Everything from the first line of the data through the line with "fig = plt.figure(figsize=(W" is to be echoed exactly, minus the pictures.

[Records with drawing code]
--*--
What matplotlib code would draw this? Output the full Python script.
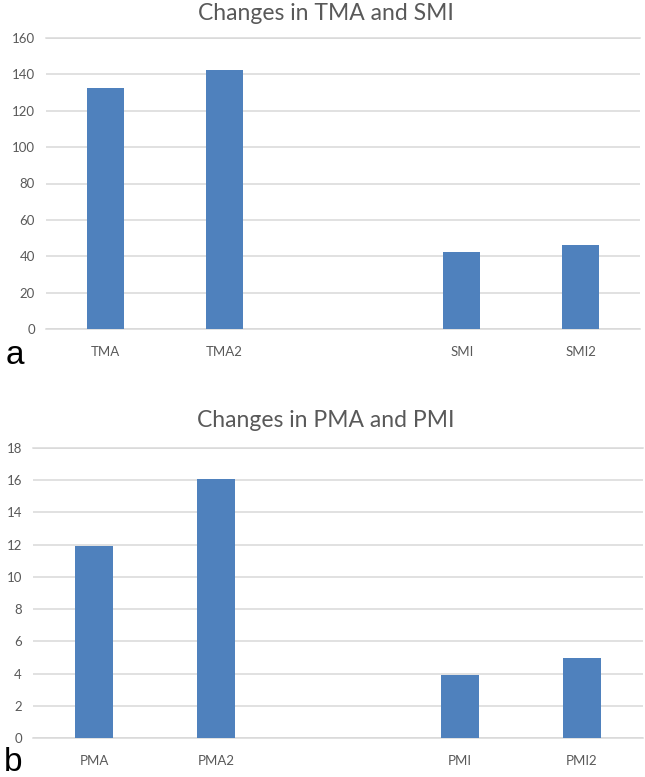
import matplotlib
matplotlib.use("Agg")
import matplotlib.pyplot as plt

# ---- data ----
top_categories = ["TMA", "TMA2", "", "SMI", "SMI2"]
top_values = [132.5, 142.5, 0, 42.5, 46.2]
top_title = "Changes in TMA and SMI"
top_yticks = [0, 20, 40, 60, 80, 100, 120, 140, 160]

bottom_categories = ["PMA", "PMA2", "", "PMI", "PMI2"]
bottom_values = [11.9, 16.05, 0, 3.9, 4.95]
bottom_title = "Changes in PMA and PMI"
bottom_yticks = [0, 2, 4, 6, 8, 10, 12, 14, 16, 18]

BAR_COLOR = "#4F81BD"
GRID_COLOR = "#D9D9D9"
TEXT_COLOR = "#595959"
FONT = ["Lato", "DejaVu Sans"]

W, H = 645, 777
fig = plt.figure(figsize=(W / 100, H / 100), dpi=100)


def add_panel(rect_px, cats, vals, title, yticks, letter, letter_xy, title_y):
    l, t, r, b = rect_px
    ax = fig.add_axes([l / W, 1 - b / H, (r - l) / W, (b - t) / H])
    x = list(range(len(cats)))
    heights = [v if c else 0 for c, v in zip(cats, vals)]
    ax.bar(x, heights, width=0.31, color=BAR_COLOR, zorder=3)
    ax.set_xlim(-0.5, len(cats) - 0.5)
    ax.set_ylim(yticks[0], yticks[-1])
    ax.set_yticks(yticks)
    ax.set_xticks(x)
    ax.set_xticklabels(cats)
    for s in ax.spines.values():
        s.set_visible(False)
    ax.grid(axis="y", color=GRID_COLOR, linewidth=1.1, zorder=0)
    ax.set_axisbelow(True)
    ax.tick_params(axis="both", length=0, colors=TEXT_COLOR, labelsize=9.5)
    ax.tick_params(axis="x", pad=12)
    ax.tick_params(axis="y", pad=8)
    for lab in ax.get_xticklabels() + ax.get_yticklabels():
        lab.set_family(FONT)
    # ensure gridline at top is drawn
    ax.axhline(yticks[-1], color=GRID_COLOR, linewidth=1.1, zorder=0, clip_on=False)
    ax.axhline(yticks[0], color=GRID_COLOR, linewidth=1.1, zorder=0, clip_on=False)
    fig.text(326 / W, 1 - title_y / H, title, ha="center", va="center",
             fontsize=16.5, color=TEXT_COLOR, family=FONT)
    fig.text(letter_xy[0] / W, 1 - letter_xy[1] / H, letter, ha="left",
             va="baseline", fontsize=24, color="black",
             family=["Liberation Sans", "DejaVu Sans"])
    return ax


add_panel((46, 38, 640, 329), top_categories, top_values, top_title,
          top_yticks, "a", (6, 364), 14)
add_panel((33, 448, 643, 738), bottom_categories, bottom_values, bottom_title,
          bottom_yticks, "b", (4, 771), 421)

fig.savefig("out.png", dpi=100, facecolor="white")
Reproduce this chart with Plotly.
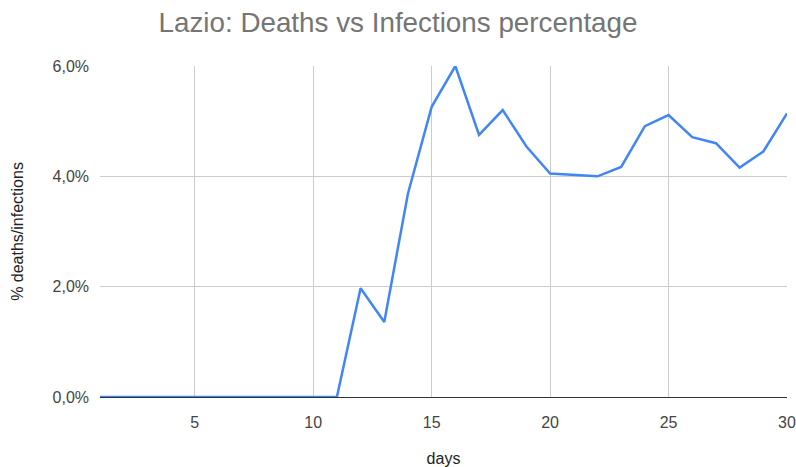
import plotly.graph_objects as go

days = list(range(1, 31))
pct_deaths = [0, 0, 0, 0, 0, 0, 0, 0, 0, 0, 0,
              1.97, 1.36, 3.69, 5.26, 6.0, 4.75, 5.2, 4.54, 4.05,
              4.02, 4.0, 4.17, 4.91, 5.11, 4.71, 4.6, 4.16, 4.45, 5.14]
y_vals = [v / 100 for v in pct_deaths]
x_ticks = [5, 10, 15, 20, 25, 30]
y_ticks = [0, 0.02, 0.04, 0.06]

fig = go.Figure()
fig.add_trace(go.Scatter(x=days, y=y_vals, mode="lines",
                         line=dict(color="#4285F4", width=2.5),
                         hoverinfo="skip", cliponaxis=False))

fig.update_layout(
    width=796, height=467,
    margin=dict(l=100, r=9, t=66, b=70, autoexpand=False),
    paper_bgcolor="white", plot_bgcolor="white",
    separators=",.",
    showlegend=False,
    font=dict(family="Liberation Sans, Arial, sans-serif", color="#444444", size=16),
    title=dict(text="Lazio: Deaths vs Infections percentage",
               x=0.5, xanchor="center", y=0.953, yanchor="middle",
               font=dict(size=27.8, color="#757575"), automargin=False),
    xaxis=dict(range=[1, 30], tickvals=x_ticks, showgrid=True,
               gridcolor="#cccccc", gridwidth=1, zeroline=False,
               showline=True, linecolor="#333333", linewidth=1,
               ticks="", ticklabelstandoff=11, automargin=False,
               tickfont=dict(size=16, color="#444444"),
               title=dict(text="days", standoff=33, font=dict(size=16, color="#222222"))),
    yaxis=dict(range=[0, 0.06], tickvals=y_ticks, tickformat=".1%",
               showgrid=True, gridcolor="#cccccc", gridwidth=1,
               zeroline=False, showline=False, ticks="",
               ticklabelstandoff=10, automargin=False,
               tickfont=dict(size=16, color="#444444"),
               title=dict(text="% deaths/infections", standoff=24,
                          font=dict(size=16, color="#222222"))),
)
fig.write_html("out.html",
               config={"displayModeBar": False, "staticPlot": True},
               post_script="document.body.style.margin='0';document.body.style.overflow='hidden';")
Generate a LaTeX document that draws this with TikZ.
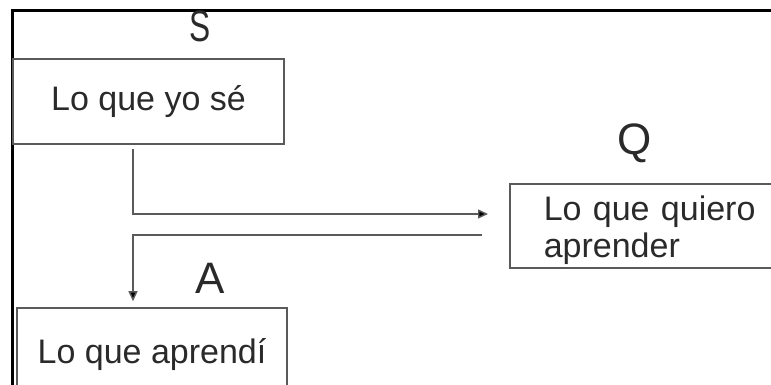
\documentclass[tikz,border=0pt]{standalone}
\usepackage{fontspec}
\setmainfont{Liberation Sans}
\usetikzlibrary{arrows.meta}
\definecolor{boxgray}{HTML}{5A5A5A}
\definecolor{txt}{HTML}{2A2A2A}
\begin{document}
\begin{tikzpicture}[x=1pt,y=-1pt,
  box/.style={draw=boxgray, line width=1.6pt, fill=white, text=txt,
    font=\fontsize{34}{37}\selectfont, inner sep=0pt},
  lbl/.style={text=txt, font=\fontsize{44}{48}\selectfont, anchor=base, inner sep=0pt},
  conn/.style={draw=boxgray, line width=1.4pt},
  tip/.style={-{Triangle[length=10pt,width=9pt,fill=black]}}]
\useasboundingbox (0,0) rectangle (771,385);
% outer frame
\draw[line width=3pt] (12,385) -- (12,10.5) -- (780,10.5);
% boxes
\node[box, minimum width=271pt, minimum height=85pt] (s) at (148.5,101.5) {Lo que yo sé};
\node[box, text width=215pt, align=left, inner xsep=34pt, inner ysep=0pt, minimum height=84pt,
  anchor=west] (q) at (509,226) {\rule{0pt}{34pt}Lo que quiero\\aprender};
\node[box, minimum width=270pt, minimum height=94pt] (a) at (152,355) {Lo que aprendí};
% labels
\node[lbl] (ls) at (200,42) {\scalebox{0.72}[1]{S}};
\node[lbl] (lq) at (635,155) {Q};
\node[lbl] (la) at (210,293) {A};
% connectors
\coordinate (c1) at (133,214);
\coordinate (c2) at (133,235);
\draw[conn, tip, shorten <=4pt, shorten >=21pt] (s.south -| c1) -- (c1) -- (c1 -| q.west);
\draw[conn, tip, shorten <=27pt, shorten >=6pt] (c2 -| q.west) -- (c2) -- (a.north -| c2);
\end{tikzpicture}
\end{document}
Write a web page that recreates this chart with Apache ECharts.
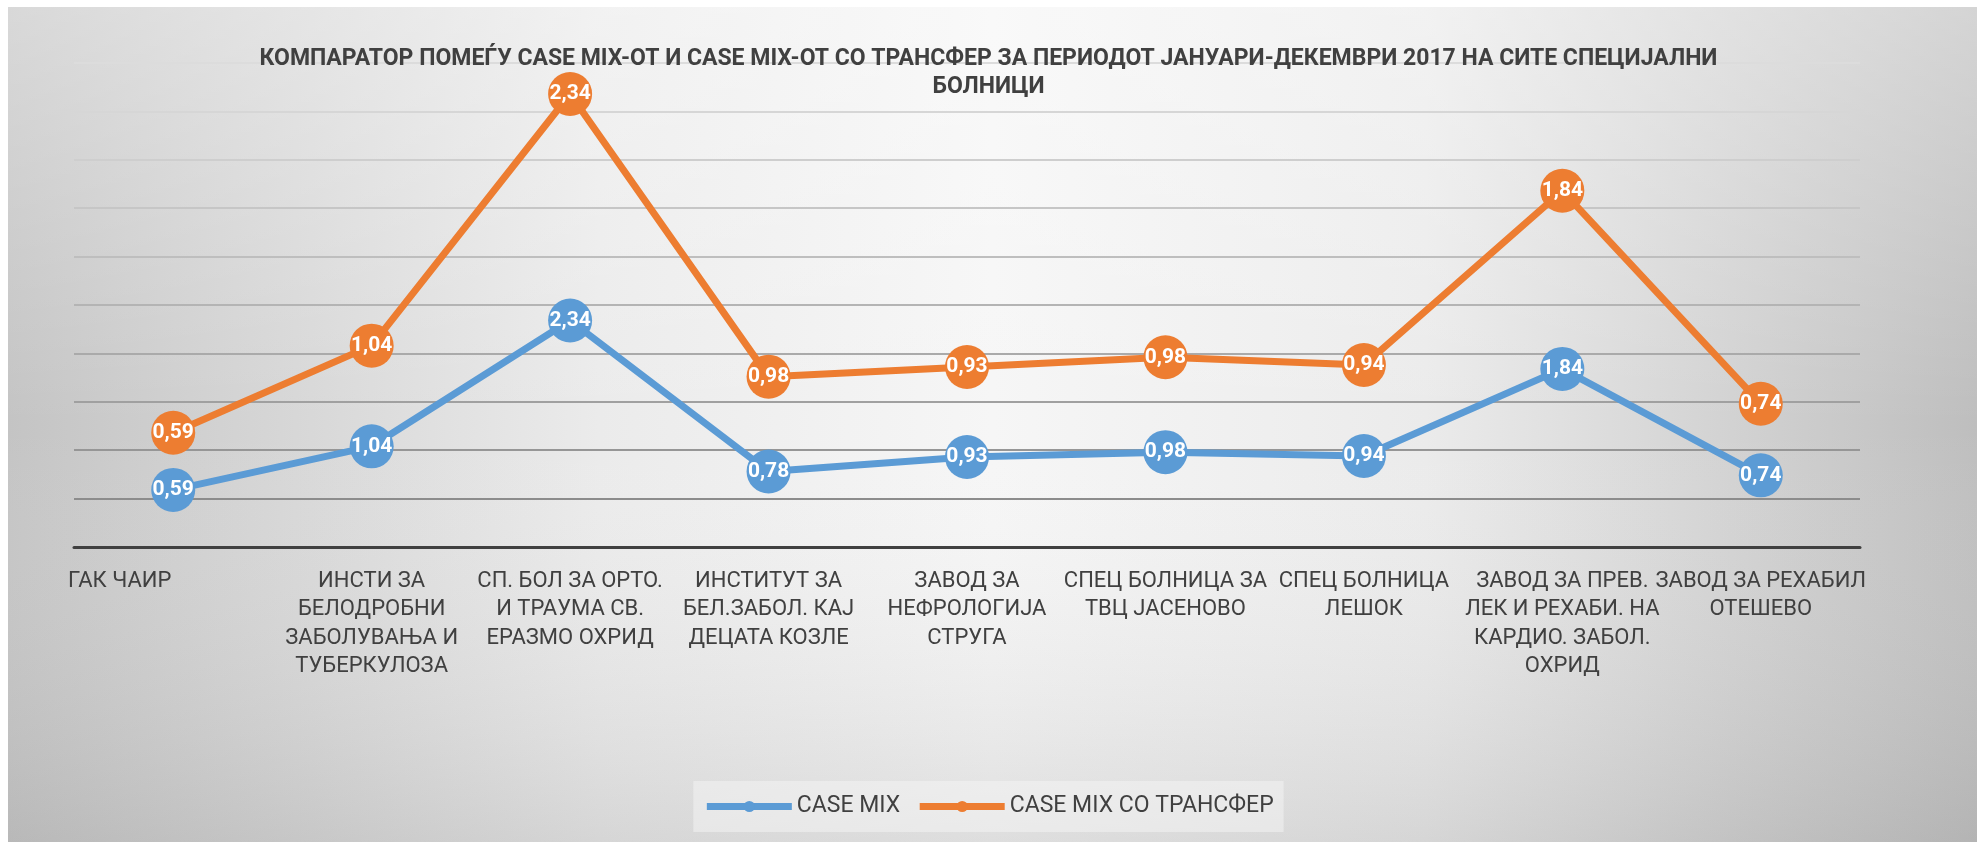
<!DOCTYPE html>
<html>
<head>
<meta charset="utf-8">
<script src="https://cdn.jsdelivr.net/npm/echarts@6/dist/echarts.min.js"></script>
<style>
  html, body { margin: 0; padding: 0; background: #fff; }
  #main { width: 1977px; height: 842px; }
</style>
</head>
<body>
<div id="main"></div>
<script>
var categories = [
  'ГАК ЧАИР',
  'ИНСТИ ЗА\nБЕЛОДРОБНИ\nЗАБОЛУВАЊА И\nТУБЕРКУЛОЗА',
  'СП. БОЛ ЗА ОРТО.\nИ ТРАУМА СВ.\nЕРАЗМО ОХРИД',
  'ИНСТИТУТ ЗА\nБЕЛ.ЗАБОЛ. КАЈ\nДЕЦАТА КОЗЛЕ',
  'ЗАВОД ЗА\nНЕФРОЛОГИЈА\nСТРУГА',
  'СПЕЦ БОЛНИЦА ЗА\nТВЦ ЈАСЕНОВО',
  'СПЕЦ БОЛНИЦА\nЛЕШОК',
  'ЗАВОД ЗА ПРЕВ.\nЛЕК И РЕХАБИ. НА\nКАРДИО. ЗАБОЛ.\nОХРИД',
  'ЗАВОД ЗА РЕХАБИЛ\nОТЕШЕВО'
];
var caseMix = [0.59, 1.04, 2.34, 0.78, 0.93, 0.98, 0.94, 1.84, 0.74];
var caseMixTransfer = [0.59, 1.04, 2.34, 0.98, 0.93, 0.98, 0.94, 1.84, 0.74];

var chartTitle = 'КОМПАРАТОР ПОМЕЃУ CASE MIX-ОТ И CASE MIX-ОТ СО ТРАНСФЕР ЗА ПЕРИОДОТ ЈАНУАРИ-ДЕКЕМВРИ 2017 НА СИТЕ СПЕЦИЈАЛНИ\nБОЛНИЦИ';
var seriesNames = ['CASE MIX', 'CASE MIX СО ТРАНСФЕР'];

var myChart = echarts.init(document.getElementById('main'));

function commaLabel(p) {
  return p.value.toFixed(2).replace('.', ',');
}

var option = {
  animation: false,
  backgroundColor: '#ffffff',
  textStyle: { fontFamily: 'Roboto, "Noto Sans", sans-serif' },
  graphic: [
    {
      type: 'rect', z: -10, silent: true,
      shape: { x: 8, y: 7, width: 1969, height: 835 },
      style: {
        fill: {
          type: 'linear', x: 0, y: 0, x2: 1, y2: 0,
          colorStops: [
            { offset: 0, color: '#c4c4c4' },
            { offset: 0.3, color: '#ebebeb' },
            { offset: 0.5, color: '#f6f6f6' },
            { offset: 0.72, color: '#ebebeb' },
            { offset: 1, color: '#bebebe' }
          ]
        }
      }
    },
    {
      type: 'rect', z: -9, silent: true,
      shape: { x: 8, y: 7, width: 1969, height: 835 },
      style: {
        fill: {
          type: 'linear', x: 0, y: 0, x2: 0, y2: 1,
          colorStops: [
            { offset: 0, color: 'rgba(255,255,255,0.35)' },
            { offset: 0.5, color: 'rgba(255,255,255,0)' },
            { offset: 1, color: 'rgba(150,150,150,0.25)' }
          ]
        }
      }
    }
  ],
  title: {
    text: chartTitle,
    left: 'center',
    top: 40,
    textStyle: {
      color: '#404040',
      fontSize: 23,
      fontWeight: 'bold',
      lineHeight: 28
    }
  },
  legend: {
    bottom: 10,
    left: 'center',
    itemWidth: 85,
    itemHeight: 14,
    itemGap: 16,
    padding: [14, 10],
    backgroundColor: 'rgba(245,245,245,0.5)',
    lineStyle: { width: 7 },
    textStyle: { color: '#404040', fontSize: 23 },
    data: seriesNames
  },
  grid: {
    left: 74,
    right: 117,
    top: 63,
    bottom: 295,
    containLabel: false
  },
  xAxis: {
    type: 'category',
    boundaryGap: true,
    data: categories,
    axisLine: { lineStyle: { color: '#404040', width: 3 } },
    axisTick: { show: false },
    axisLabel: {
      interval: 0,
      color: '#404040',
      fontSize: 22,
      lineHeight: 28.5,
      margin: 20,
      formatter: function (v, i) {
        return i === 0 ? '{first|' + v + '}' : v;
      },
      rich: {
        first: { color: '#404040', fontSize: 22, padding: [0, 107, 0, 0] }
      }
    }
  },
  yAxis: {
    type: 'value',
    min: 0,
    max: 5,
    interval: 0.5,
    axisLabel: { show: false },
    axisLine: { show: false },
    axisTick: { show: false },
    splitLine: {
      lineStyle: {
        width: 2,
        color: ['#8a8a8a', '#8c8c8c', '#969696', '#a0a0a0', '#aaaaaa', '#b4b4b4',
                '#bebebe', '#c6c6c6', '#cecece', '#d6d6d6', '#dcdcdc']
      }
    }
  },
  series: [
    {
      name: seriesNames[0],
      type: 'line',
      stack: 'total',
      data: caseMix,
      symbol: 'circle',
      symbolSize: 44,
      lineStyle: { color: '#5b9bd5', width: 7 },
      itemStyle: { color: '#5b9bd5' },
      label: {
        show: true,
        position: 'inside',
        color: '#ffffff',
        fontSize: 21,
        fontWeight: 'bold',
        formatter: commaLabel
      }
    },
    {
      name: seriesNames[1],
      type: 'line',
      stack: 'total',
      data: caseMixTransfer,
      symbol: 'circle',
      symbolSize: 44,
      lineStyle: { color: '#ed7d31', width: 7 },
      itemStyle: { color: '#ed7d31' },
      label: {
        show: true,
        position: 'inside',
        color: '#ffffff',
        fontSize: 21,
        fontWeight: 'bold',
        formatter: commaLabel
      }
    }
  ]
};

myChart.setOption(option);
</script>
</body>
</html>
--*--
Written answer:
What matplotlib code would draw this? Output the full Python script.
import matplotlib
matplotlib.use("Agg")
import matplotlib.pyplot as plt

# ---- data ----
top_categories = ["TMA", "TMA2", "", "SMI", "SMI2"]
top_values = [132.5, 142.5, 0, 42.5, 46.2]
top_title = "Changes in TMA and SMI"
top_yticks = [0, 20, 40, 60, 80, 100, 120, 140, 160]

bottom_categories = ["PMA", "PMA2", "", "PMI", "PMI2"]
bottom_values = [11.9, 16.05, 0, 3.9, 4.95]
bottom_title = "Changes in PMA and PMI"
bottom_yticks = [0, 2, 4, 6, 8, 10, 12, 14, 16, 18]

BAR_COLOR = "#4F81BD"
GRID_COLOR = "#D9D9D9"
TEXT_COLOR = "#595959"
FONT = ["Lato", "DejaVu Sans"]

W, H = 645, 777
fig = plt.figure(figsize=(W / 100, H / 100), dpi=100)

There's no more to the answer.